On current polling, that looks unlikely. Just before Your Party’s first conference at the end of November about 12% of Britons said they would consider voting for it, down from 18% when it launched in July 2025, according to YouGov. A survey by Find Out Now this week put the party at 1%.
“A lot of people on the left are like ‘fuck this’,” said one former member. “There’s a lot of disillusionment and people are just sick of the fighting.”
In the hours after the election result, there was little sign of an end to Your Party’s eternal Squid Game. Zarah Sultana issued a pugnacious statement warning there must be “no more witch-hunts or stitch-ups” and calling for the reinstatement of members who had been expelled.
What now for Sultana, who was elected as a Labour MP in 2024 but has since moved to the “ultra-left” according to some critics.
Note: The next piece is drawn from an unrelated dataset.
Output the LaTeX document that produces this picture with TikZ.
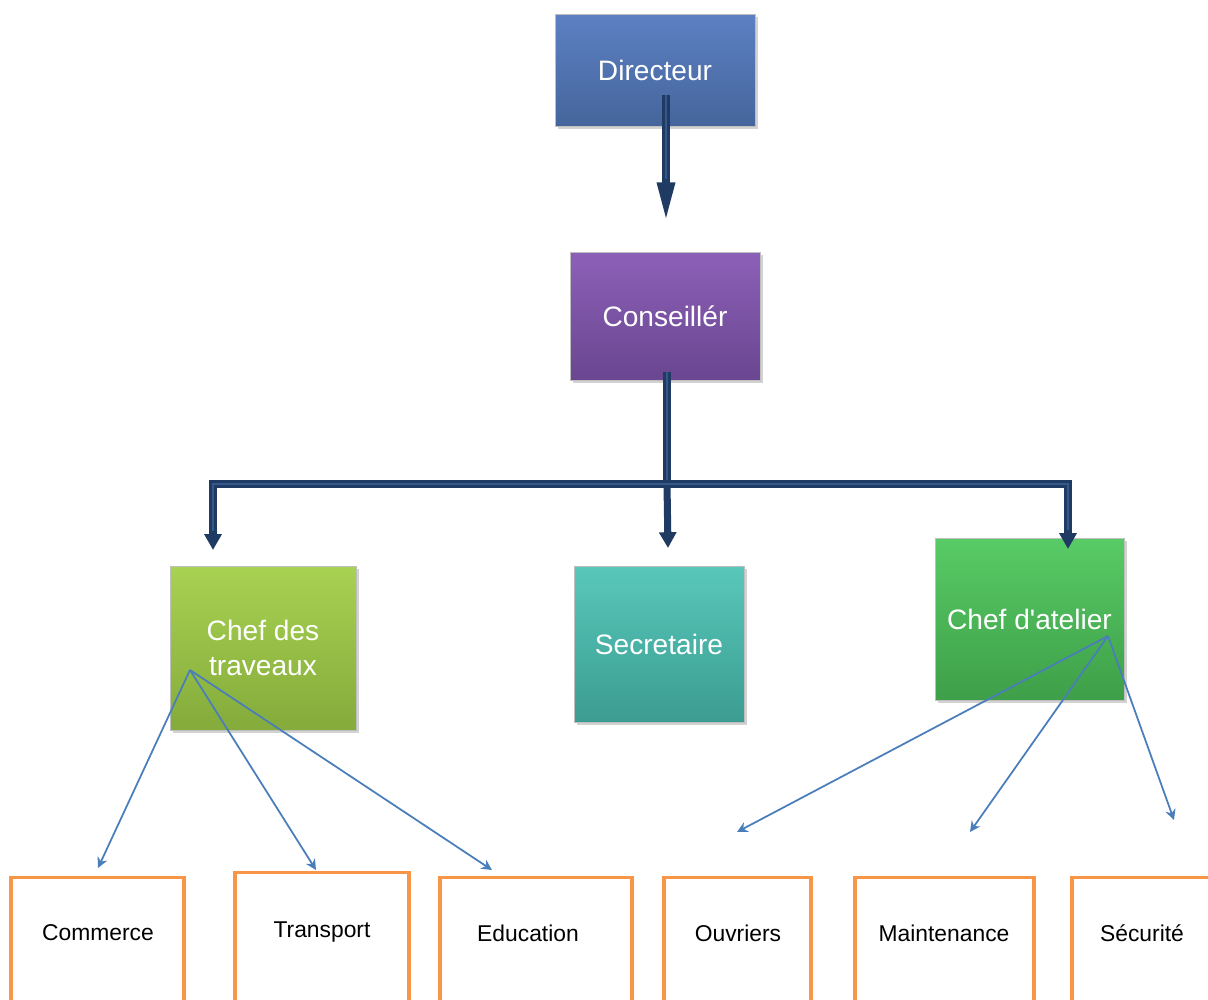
\documentclass[tikz,border=0pt]{standalone}
\usepackage{fontspec}
\setmainfont{Liberation Sans}[Ligatures=TeXOff]
\usetikzlibrary{arrows.meta,shadows,calc}
\definecolor{navy}{HTML}{1F3B63}
\definecolor{navyhi}{HTML}{35588A}
\definecolor{thinblue}{HTML}{4A7EBB}
\definecolor{orangeb}{HTML}{F79646}
\definecolor{dirTop}{HTML}{5C80C2}
\definecolor{dirBot}{HTML}{45659C}
\definecolor{conTop}{HTML}{8C60B8}
\definecolor{conBot}{HTML}{6A4690}
\definecolor{cdtTop}{HTML}{A8D252}
\definecolor{cdtBot}{HTML}{84AB3B}
\definecolor{secTop}{HTML}{58C8BA}
\definecolor{secBot}{HTML}{3C9C92}
\definecolor{catTop}{HTML}{58CB66}
\definecolor{catBot}{HTML}{3E9F48}
\tikzset{
  cbox/.style={rectangle, draw=black!25, line width=0.4pt, text=white,
    font=\fontsize{16}{19}\selectfont, align=center, inner sep=2pt,
    drop shadow={opacity=0.35, shadow xshift=0.06cm, shadow yshift=-0.06cm}},
  navyline/.style={draw=navy, line width=4pt, line join=miter},
  navyinner/.style={draw=navyhi, line width=0.8pt},
  thinarrow/.style={draw=thinblue, line width=1pt, -{Stealth[length=6pt,width=6pt]}},
  obox/.style={rectangle, draw=orangeb, line width=1.8pt, anchor=north, minimum height=4cm},
  otext/.style={font=\fontsize{13}{15}\selectfont, text=black}
}
\begin{document}
\begin{tikzpicture}[x=0.02cm,y=-0.02cm]
\clip (0,0) rectangle (1208,1000);
\fill[white] (0,0) rectangle (1208,1000);

% main boxes
\node[cbox, minimum width=4cm, minimum height=2.24cm, top color=dirTop, bottom color=dirBot] (dir) at (655,70) {Directeur};
\node[cbox, minimum width=3.8cm, minimum height=2.56cm, top color=conTop, bottom color=conBot] (con) at (665,316) {Conseillér};
\node[cbox, minimum width=3.72cm, minimum height=3.28cm, top color=cdtTop, bottom color=cdtBot] (cdt) at (263,648) {Chef des\\[1pt]traveaux};
\node[cbox, minimum width=3.4cm, minimum height=3.12cm, top color=secTop, bottom color=secBot] (sec) at (659,644) {Secretaire};
\node[cbox, minimum width=3.78cm, minimum height=3.24cm, top color=catTop, bottom color=catBot] (cat) at (1029.5,619) {Chef d'atelier};

% bottom boxes
\node[obox, minimum width=3.46cm] (bcom) at (97.5,876) {};
\node[obox, minimum width=3.48cm] (btra) at (322,871) {};
\node[obox, minimum width=3.84cm] (bedu) at (536,876) {};
\node[obox, minimum width=2.94cm] (bouv) at (737.5,876) {};
\node[obox, minimum width=3.58cm] (bmai) at (944.5,876) {};
\node[obox, minimum width=3.2cm] (bsec) at (1152,876) {};
\node[otext] (tcom) at (98,933) {Commerce};
\node[otext] (ttra) at (322,932) {Transport};
\node[otext] (tedu) at (528,933) {Education};
\node[otext] (touv) at (738,933) {Ouvriers};
\node[otext] (tmai) at (944,933) {Maintenance};
\node[otext] (tsec) at (1142,933) {Sécurité};

% navy connectors
\coordinate (d1) at ($(dir.center)+(11,25)$);
\coordinate (d2) at (666,221);
\coordinate (c1) at (667,372);
\coordinate (hm) at (667,484);
\coordinate (hl) at (213,484);
\coordinate (hr) at (1068,484);
\coordinate (al) at (213,550);
\coordinate (am) at (668,548);
\coordinate (ar) at (1068,549);

\draw[navyline, -{Triangle[width=9.5pt,length=22pt]}] (d1) -- (d2);
\draw[navyinner, shorten >=24pt] (d1) -- (d2);
\draw[navyline] (c1) -- (hm);
\draw[navyline, {Triangle[width=9.5pt,length=9pt]}-{Triangle[width=9.5pt,length=9pt]}] (al) -- (hl) -- (hr) -- (ar);
\draw[navyline, -{Triangle[width=9.5pt,length=9pt]}] (hm) -- (am);
\draw[navyinner, shorten >=2pt] (c1) -- (hm);
\draw[navyinner, shorten <=11pt, shorten >=11pt] (al) -- (hl) -- (hr) -- (ar);

% thin arrows
\coordinate (s1) at (190,670);
\coordinate (e1) at (98,868);
\coordinate (e2) at (316,870);
\coordinate (e3) at (492,870);
\coordinate (s2) at (1108,636);
\coordinate (e4) at (737,832);
\coordinate (e5) at (970,832);
\coordinate (e6) at (1174,820);
\draw[thinarrow] (s1) -- (e1);
\draw[thinarrow] (s1) -- (e2);
\draw[thinarrow] (s1) -- (e3);
\draw[thinarrow] (s2) -- (e4);
\draw[thinarrow] (s2) -- (e5);
\draw[thinarrow] (s2) -- (e6);
\end{tikzpicture}
\end{document}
Sources close to the MP for Coventry South said she had no intention of stepping back from Your Party. “She will stay and fight,” said one. “She’ll be fighting with the other seven women that have been elected from Grassroots Left to make sure that the party is as democratic as it can be and to give as much power to the members as The Many will allow.”
While some “headbangers” had been elected, they said, there were some “marginally more reasonable” that Grassroots Left could work with. “One would hope that a line can be drawn and everyone can come together to build a party that the country desperately needs,” they added.
A source close to Corbyn said the election marked the “end of the road for that politics”, adding: “They can row behind members’ decision or they can alienate people as a minority on the CEC.”
Whether the 76-year-old Corbyn has the stomach for the likely fight ahead is unclear. When Sultana announced she was starting a new party with the veteran socialist, Corbyn said only that discussions were ongoing on what would happen next.
“For a lot of people he has this symbolic representation,” said one longtime watcher. “But how much does he want to keep spending his life being the leader of a political party?”
Corbyn’s victory will hearten those who believe You Party must have a big tent and appeal to pro-Gaza voters including the “social conservatives” that Sultana previously said were not welcome. “If the party is to be viable in any way it’s going to have to appeal in areas that could be won by an independent,” said one.
But the surge in Green party membership represents a real threat because it attracts many younger voters who could have found a home in Your Party. Owen Jones, a longtime leftwing activist, is one of those who has switched to the Greens.
He said: “The individuals responsible for the Your Party debacle didn’t seem to understand that the vast majority of left-inclined people looked at it with increasing horror and thought: this has been a truly interesting and riveting car crash to watch in Technicolor and slow motion, but life is too short.
“They thought – there’s a viable alternative, which is winning mass support, so I think I’m going to redirect my precious time and energy over there.”